Distribution Free Prediction Sets for Node Classification

Authors: Jase Clarkson

ICML 2023 | Conference PDF | Archive PDF | Plain Text | LLM Run Details

Reproducibility Variable Result LLM Response
Research Type Experimental We show through experiments on standard benchmark datasets using popular GNN models that our approach provides tighter and better calibrated prediction sets than a naive application of conformal prediction.
Researcher Affiliation Academia Department of Statistics, University of Oxford.
Pseudocode No The paper does not contain any pseudocode or clearly labeled algorithm blocks.
Open Source Code Yes The code is available at this link.
Open Datasets Yes We apply our method to three popular node classification datasets, namely Reddit2 and Flickr introduced in (Zeng et al., 2020) and Amazon Computers introduced in (Shchur et al., 2018).
Dataset Splits Yes Our train/validation/test splits for Flickr and Reddit2 were done using the splits given in the original papers (which are conveniently implemented in Pytorch Geometric (Fey and Lenssen, 2019)).

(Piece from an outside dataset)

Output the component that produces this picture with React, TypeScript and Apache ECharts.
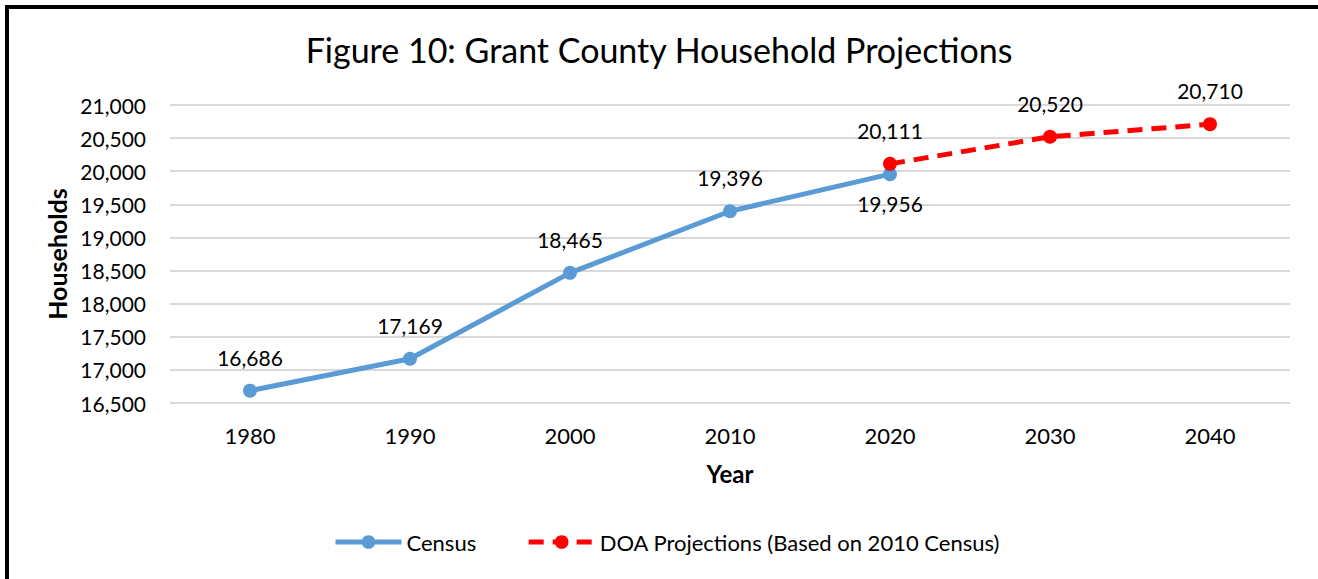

For Amazon Computers we constructed our own split, using 752 nodes for training, 1000 for validation and the remaining 12000 for testing.
Hardware Specification Yes Each experiment here took less than two hours in total on a single machine with an NVIDIA Ge Force RTX 2060 SUPER GPU and an AMD Ryzen 7 3700X 8-Core Processor.
Software Dependencies No The paper mentions software components like 'Pytorch Geometric (Fey and Lenssen, 2019)' and 'Adam optimiser (Kingma and Ba, 2014)' but does not provide specific version numbers for these libraries or frameworks, which are necessary for full reproducibility.
Experiment Setup Yes Each GNN used 2 layers with hidden dimension H = 64. We used the Adam optimiser (Kingma and Ba, 2014) with default hyper-parameters, learning rate η = 0.1, and used dropout probability δ = 0.5. For the Graph SAGE neighbour sampling training we used 25 1-hop neighbours and 10 2-hop neighbours. We used early stopping based on the accuracy on the validation set.